I also searched for Mr. Cooke in the Toronto city directories: there is a James H. Cooke listed as a barrister in the 1925 and 1926 directories, but not after that.


Real telephone city

The October 24 1925 edition of the Toronto Daily Star provides evidence to suggest that editors that were looking for column filler didn’t necessarily proofread it carefully.


It’s quite impressive that San Francisco (to use the more conventional spelling) led the world in telephones per capita, given that 1925 was less than two decades after the earthquake of 1906.


Is barred from revisiting the U.S.

The October 24 1925 edition of the Toronto Daily Star included a photograph of a Hungarian countess who had been barred from the United States.


Countess Károlyi (1892-1985) was born Katinka Andrássy. (Actually, her birth name was
Katalin Andrássy de Csíkszentkirály és Krasznahorkai, but that’s rather a lot to say or write.) She married Mihály Károlyi in 1914.

The Count was prime minister and president in Hungary just before it became a Communist republic in 1919. Wisely, he got out of town immediately after that.
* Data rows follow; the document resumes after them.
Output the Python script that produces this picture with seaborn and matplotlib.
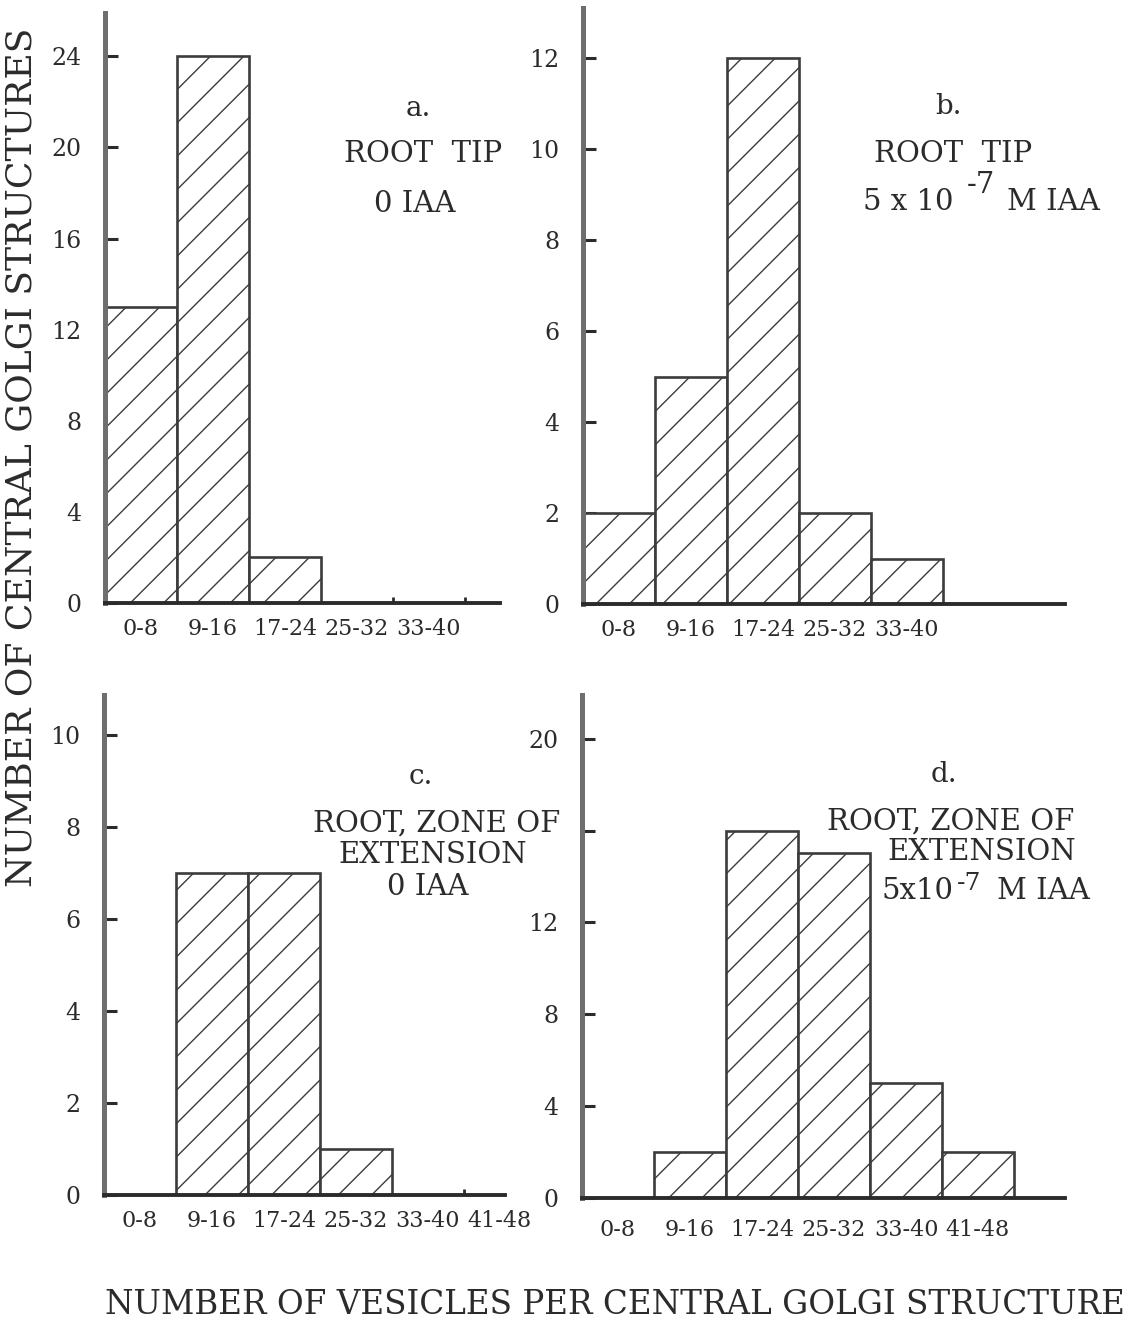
import matplotlib
matplotlib.use("Agg")
import matplotlib.pyplot as plt
import pandas as pd
import seaborn as sns

# Vesicle-count classes (number of vesicles per central Golgi structure)
bins_5 = ["0-8", "9-16", "17-24", "25-32", "33-40"]
bins_6 = ["0-8", "9-16", "17-24", "25-32", "33-40", "41-48"]

# Number of central Golgi structures in each class
tip_0_iaa = [13, 24, 2, 0, 0]          # a. root tip, 0 IAA
tip_5e7_iaa = [2, 5, 12, 2, 1]         # b. root tip, 5 x 10^-7 M IAA
ext_0_iaa = [0, 7, 7, 1, 0, 0]         # c. zone of extension, 0 IAA
ext_5e7_iaa = [0, 2, 16, 15, 5, 2]     # d. zone of extension, 5 x 10^-7 M IAA

yticks_a = [0, 4, 8, 12, 16, 20, 24]
yticks_b = [0, 2, 4, 6, 8, 10, 12]
yticks_c = [0, 2, 4, 6, 8, 10]
yticks_d = [0, 4, 8, 12, 16, 20]
ylabels_d = ["0", "4", "8", "12", "", "20"]

INK = "#2b2b2b"
AXIS_GREY = "#6e6e6e"

sns.set_theme(style="white")
plt.rcParams["font.family"] = ["DejaVu Serif", "DejaVu Sans"]
plt.rcParams["hatch.linewidth"] = 1.0
plt.rcParams["hatch.color"] = INK
plt.rcParams["text.color"] = INK

W, H = 1130, 1331
fig = plt.figure(figsize=(W / 100, H / 100), dpi=100)
fig.patch.set_facecolor("white")


def rect(left, right, top, bottom):
    return [left / W, 1 - bottom / H, (right - left) / W, (bottom - top) / H]


def ftext(x, y, s, size=21, ha="center", **kw):
    fig.text(x / W, 1 - y / H, s, ha=ha, va="center", fontsize=size,
             color=INK, **kw)


BIN_PX = 72.0


def panel(box, cats, counts, yticks, ytop, ylabels=None, xpad=11, stubs=()):
    left, right, top, bottom = box
    ax = fig.add_axes(rect(left, right, top, bottom))
    df = pd.DataFrame({"bin": cats, "count": counts})
    sns.barplot(data=df, x="bin", y="count", order=cats, width=1.0,
                color="white", saturation=1, edgecolor="#3c3c3c",
                linewidth=1.9, ax=ax)
    for p in ax.patches:
        p.set_hatch("/")
        p.set_zorder(2)
    ax.set_xlim(-0.5, -0.5 + (right - left) / BIN_PX)
    ax.set_ylim(0, ytop)
    ax.set_yticks(yticks)
    ax.set_yticklabels(ylabels if ylabels is not None else [str(t) for t in yticks])
    ax.set_xlabel("")
    ax.set_ylabel("")
    for side in ("top", "right"):
        ax.spines[side].set_visible(False)
    ax.spines["left"].set(linewidth=3.6, color=AXIS_GREY, zorder=5)
    ax.spines["bottom"].set(linewidth=2.8, color=INK, zorder=5)
    ax.tick_params(axis="y", direction="in", length=9, width=2.2, color=INK,
                   labelsize=17, pad=17, labelcolor=INK, left=True)
    ax.tick_params(axis="x", length=0, labelsize=16, pad=xpad,
                   labelcolor=INK, bottom=True)
    if stubs:
        ax.set_xticks(list(stubs), minor=True)
        ax.tick_params(axis="x", which="minor", direction="in", length=4,
                       width=2, color=INK, bottom=True)
    ax.set_facecolor("white")
    return ax


ax_a = panel((105, 500, 13, 603), bins_5, tip_0_iaa, yticks_a, 25.9,
             stubs=(3.5, 4.5))
ax_b = panel((583, 1065, 8, 604), bins_5, tip_5e7_iaa, yticks_b, 13.1)
ax_c = panel((104, 505, 695, 1195), bins_6, ext_0_iaa, yticks_c, 10.87,
             stubs=(4.5,))
ax_d = panel((582, 1065, 695, 1198), bins_6, ext_5e7_iaa, yticks_d, 21.9,
             ylabels=ylabels_d, xpad=15)

# Panel captions
ftext(418, 109, "a.", 20)
ftext(423, 154, "ROOT  TIP", 21)
ftext(415, 204, "0 IAA", 21)

ftext(948, 107, "b.", 20)
ftext(953, 154, "ROOT  TIP", 21)
ftext(863, 202, "5 x 10", 21, ha="left")
ftext(967, 185, "-7", 21, ha="left")
ftext(1007, 202, "M IAA", 21, ha="left")

ftext(421, 776, "c.", 20)
ftext(437, 824, "ROOT, ZONE OF", 21)
ftext(433, 855, "EXTENSION", 21)
ftext(428, 887, "0 IAA", 21)

ftext(944, 774, "d.", 20)
ftext(951, 822, "ROOT, ZONE OF", 21)
ftext(982, 852, "EXTENSION", 21)
ftext(882, 891, "5x10", 21, ha="left")
ftext(957, 884, "-7", 18, ha="left")
ftext(997, 891, "M IAA", 21, ha="left")

# Shared axis titles
ftext(22, 457, "NUMBER OF CENTRAL GOLGI STRUCTURES", 26, rotation=90)
ftext(615, 1305, "NUMBER OF VESICLES PER CENTRAL GOLGI STRUCTURE", 23.5)

fig.savefig("out.png", dpi=100, facecolor="white")
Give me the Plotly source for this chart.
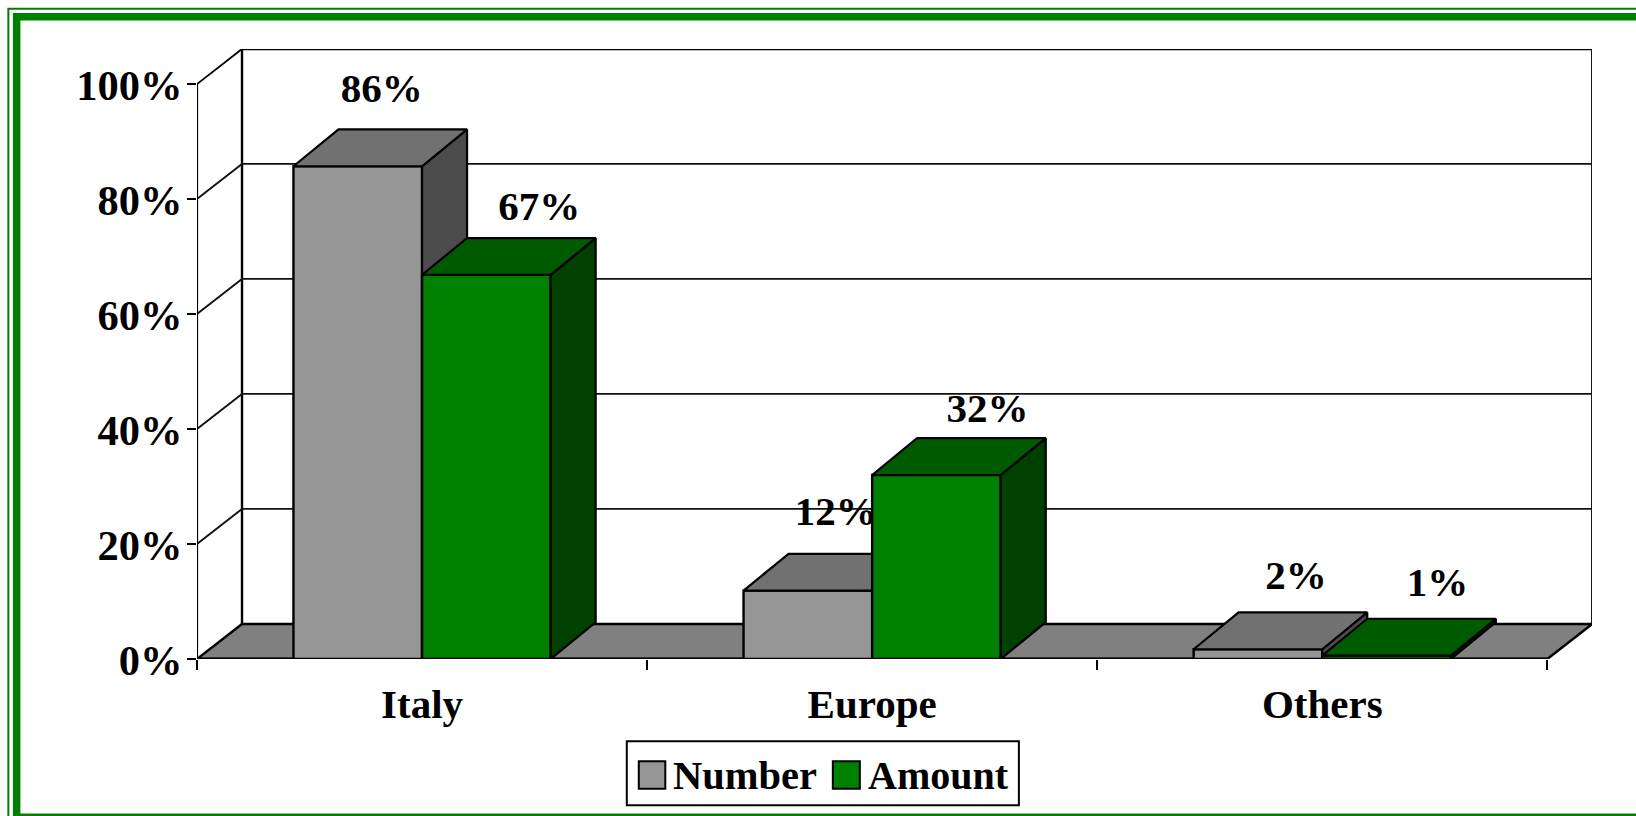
import plotly.graph_objects as go

# ---- data ----
CATEGORIES = ["Italy", "Europe", "Others"]
NUMBER = [85.7, 11.9, 1.7]
AMOUNT = [66.8, 32.0, 0.6]
Y_TICKS = [0, 20, 40, 60, 80, 100]
SERIES_NAMES = ["Number", "Amount"]

# ---- style / geometry ----
W, H = 1636, 816
FONT = "Liberation Serif"
FS = 41
X0_PX, X_UNIT_PX = 197.3, 450.0       # pixel of x=0, pixels per category
Y0_PX, Y_UNIT_PX = 658.7, 5.747       # pixel of 0 %, pixels per 1 %
RIGHT_PX, TOP_PX = 1592.0, 49.0
DX, DY = 0.1, 6.1                     # oblique depth of the walls in axis units
BAR_DY = 6.4                          # oblique depth of the bars in axis units
BAR_W = 2 / 7
GREY = ("#969696", "#717171", "#4b4b4b")
GREEN = ("#008000", "#005a00", "#004000")
FLOOR = "#808080"
FRAME = "#008000"
NUDGE_X = [[24, 28, 38], [53, 51, 51]]   # label centre, px right of the bar centre
NUDGE_Y = [[37.5, 39.3, 33.3], [28.3, 26.3, 33.3]]  # label centre, px above the rear top edge

x_max = (RIGHT_PX - X0_PX) / X_UNIT_PX
y_max = (Y0_PX - TOP_PX) / Y_UNIT_PX
n = len(CATEGORIES)


def px(x):
    return (x - X0_PX) / (RIGHT_PX - X0_PX)


def py(y):
    return (Y0_PX - y) / (Y0_PX - TOP_PX)


fig = go.Figure()


def line(xs, ys, width=2, color="black", yaxis="y"):
    fig.add_trace(go.Scatter(x=xs, y=ys, mode="lines", yaxis=yaxis, showlegend=False,
                             hoverinfo="skip", line=dict(color=color, width=width)))


# floor
fig.add_trace(go.Scatter(x=[0, n, n + DX, DX, 0], y=[0, 0, DY, DY, 0], mode="lines", fill="toself",
                         fillcolor=FLOOR, line=dict(color="black", width=2.5), showlegend=False,
                         hoverinfo="skip"))
# back wall and gridlines
line([DX, DX, n + DX, n + DX], [DY, 100 + DY, 100 + DY, DY], 2.4)
for t in Y_TICKS[1:-1]:
    line([0, DX, n + DX], [t, t + DY, t + DY], 1.8, "#111111")
line([0, DX], [100, 100 + DY], 1.8)
line([0, 0], [0, 100], 2.2)
line([0, n], [0, 0], 3)


def series(values, name, colors, offset, yaxis, idx):
    centers = [i + 0.5 + offset for i in range(n)]
    fig.add_trace(go.Bar(x=centers, y=values, width=BAR_W, name=name, yaxis=yaxis, showlegend=False,
                         marker=dict(color=colors[0], line=dict(color="black", width=2.4))))
    tx, ty, sx, sy = [], [], [], []
    for c, v in zip(centers, values):
        a, b = c - BAR_W / 2, c + BAR_W / 2
        tx += [a, b, b + DX, a + DX, a, None]
        ty += [v, v, v + BAR_DY, v + BAR_DY, v, None]
        sx += [b, b + DX, b + DX, b, b, None]
        sy += [0, BAR_DY, v + BAR_DY, v, 0, None]
    fig.add_trace(go.Scatter(x=sx, y=sy, mode="lines", fill="toself", fillcolor=colors[2], yaxis=yaxis,
                             line=dict(color="black", width=2.2), showlegend=False, hoverinfo="skip"))
    fig.add_trace(go.Scatter(x=tx, y=ty, mode="lines", fill="toself", fillcolor=colors[1], yaxis=yaxis,
                             line=dict(color="black", width=2.2), showlegend=False, hoverinfo="skip"))
    fig.add_trace(go.Scatter(
        x=[c + NUDGE_X[idx][i] / X_UNIT_PX for i, c in enumerate(centers)],
        y=[v + BAR_DY + NUDGE_Y[idx][i] / Y_UNIT_PX for i, v in enumerate(values)],
        mode="text", text=[f"{round(v)}%" for v in values], textposition="middle center",
        textfont=dict(family=FONT, size=FS, color="black", weight="bold"), yaxis=yaxis,
        showlegend=False, hoverinfo="skip", cliponaxis=False))


series(NUMBER, SERIES_NAMES[0], GREY, -1 / 7, "y2", 0)
series(AMOUNT, SERIES_NAMES[1], GREEN, 1 / 7, "y3", 1)

shapes = []


def rect(x0, y0, x1, y1, fill=None, lw=2, color="black"):
    shapes.append(dict(type="rect", xref="paper", yref="paper", x0=px(x0), x1=px(x1), y0=py(y0), y1=py(y1),
                       fillcolor=fill if fill else "rgba(0,0,0,0)", line=dict(color=color, width=lw)))


# page frame
rect(8.7, 8.7, W + 20, H + 20, None, 2, FRAME)
rect(17, 16.7, W + 20, 816.8, None, 7.5, FRAME)
# legend box
rect(627, 741, 1019, 805, "white", 2)
rect(639, 761, 665.5, 788.5, GREY[0], 2)
rect(833, 761, 860, 788.5, GREEN[0], 2)
annotations = [
    dict(xref="paper", yref="paper", x=px(x), y=py(775), text=t, showarrow=False, xanchor="left",
         yanchor="middle", align="left", font=dict(family=FONT, size=s, color="black", weight="bold"))
    for x, t, s in zip([671, 866], SERIES_NAMES, [40.5, 40])
]

axis_font = dict(family=FONT, size=FS, color="black", weight="bold")
fig.update_layout(
    width=W, height=H, showlegend=False, paper_bgcolor="white", plot_bgcolor="white",
    margin=dict(l=X0_PX, r=W - RIGHT_PX, t=TOP_PX, b=H - Y0_PX, autoexpand=False),
    xaxis=dict(range=[0, x_max], tickmode="array", tickvals=[i + 0.5 for i in range(n)], ticktext=CATEGORIES,
               ticks="", showgrid=False, zeroline=False, showline=False, tickfont=axis_font,
               ticklabelstandoff=17, fixedrange=True,
               minor=dict(ticks="outside", tickmode="array", tickvals=list(range(n + 1)), ticklen=10,
                          tickwidth=2, tickcolor="black", showgrid=False)),
    yaxis=dict(range=[0, y_max], tickmode="array", tickvals=Y_TICKS, ticktext=[f"{t}%" for t in Y_TICKS],
               ticks="outside", ticklen=9, tickwidth=2, tickcolor="black", showgrid=False, zeroline=False,
               showline=False, tickfont=dict(family=FONT, size=42.5, color="black", weight="bold"),
               ticklabelstandoff=-4, ticklabelshift=1, fixedrange=True),
    yaxis2=dict(range=[0, y_max], overlaying="y", visible=False, fixedrange=True),
    yaxis3=dict(range=[0, y_max], overlaying="y", visible=False, fixedrange=True),
    shapes=shapes, annotations=annotations,
)
fig.write_html("out.html", config={"displayModeBar": False},
               post_script="document.body.style.margin='0';document.documentElement.style.overflow='hidden';")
He passed away in 1955.

By the way, the Count’s full name was Mihály Ádám György Miklós Károlyi de Nagykároly. That’s a fairly long handle too.


Myles Thomas

The August 22 1925 edition of the Toronto Daily Star contained a photo of a pitcher for the Toronto Maple Leafs baseball team who was in some demand:


When I looked Myles Thomas up in Baseball Reference, I discovered that he had a 28-8 record for the Maple Leafs, who were considered a class AA club at that time. No wonder he was in demand!

However, he didn’t wind up with the Chicago Cubs – in 1926, he landed with the New York Yankees. He pitched for the Yankees and Washington Senators from 1926 to 1930, with middling success. He did appear in 108 major league games in total, which is a lot more than many players.

After his major league career ended, Thomas pitched in the minor leagues until 1935. He passed away in 1963.